В столице он обошел редакции многих газет и журналов, — на этот раз редакторы некоторых из них хоть что-то слышали о нем, в противоположность тому времени, когда он вернулся из Америки в 1880 году и пробыл в Кристиании часть зимы и весну. Интерес они проявляли главным образом к его статьям, касающимся пребывания в Америке, а не к стихам и новеллам.
Поселившись в Вальдресе у одной вдовы, Гамсун самозабвенно погрузился в творчество, тратя на это все свои силы, полностью и без остатка, вполне отдавая себе отчет, что это может приблизить смерть. Врачи объяснили ему, что если туберкулез перейдет в закрытую форму, то он сможет выиграть месяцы и даже годы. Но всякий раз, когда он кашлял, становилось ясно, что открытая форма сохраняется. Он никак не мог избавиться от этого. Когда его охватывала волна вдохновения, он работал вплоть до того, что потом падал от изнеможения лицом на свои рукописи, совершенно измученный или, еще хуже того, весь в холодном поту, ознобе, корчился от приступов кашля.
Гамсун переработал тексты прочитанных им лекций и отредактировал свои американские записки. Кроме того, написал статьи о Сенеке, святом Павле, Кристофере Янсоне, особом ритме огромного города Нью-Йорка, об изобретателе сборника псалмов с электрическими буквами, который беспардонно его надул, о своих встречах с индейцем Косая Сажень, который явился на свет в результате того, что французский художник изнасиловал дочь великого вождя племени индейцев.

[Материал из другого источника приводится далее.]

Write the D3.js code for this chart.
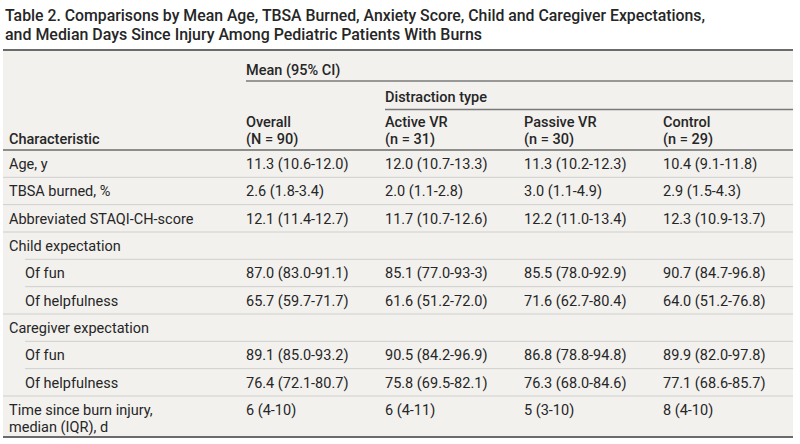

Больших усилий написание этих статей не требовало. За неделю он мог сотворить несколько подобных сочинений. Не дописав, он сгребал их в кучу, экономя время, и продолжал писать и писать дальше.
Он теперь был недоволен собой и своим творчеством. Стал весьма самокритичным после того, как пять лет назад написанное им вызвало насмешки в Копенгагене и Кристиании. Он отдавал себе отчет, что никогда не сможет догнать пишущую братию из буржуазных семейств, поскольку навсегда был лишен того, что было у них: он не сдавал экзаменов за среднюю школу, ему не довелось сидеть в университетских аудиториях, у него не было возможности для систематического чтения, он не мог черпать познания из домашних разговоров, с ранней юности посещать музеи, театры, концертные и оперные залы. Наверное, он никогда не сможет держаться так же независимо, как они, у него не будет печати благородства, которой они отмечены; у него нет той защищенности, которой обладают они от рождения.
Он пришел к выводу, что для того, чтобы превзойти их, он должен писать так, как еще никто на свете не писал до него.
Он мечтал, что создаст нечто великое, которое мгновенно, подобно вспышке молнии, вызовет всеобщее восхищение, что над ним засияют небеса, а он сам будет опьянен нарастающим торжеством, до тех пор, пока его гений не проявит себя в новом творении, а изумленная толпа не станет вопрошать: «Кто же это такой на самом деле?»
Он постоянно воображал всякие невероятные события, которые должны были случиться, если он выживет. Ведь он обладает поистине дьявольскими способностями, как он однажды поведал своему другу: «Для меня нет ничего непостижимого. То, что другие постигают с помощью каких-то теоретических подходов, все это я воспринимаю мгновенно, оно само как бы раскрывается передо мной. Именно эти вспышки озарения порой дают предчувствие того, что должно случиться»[31].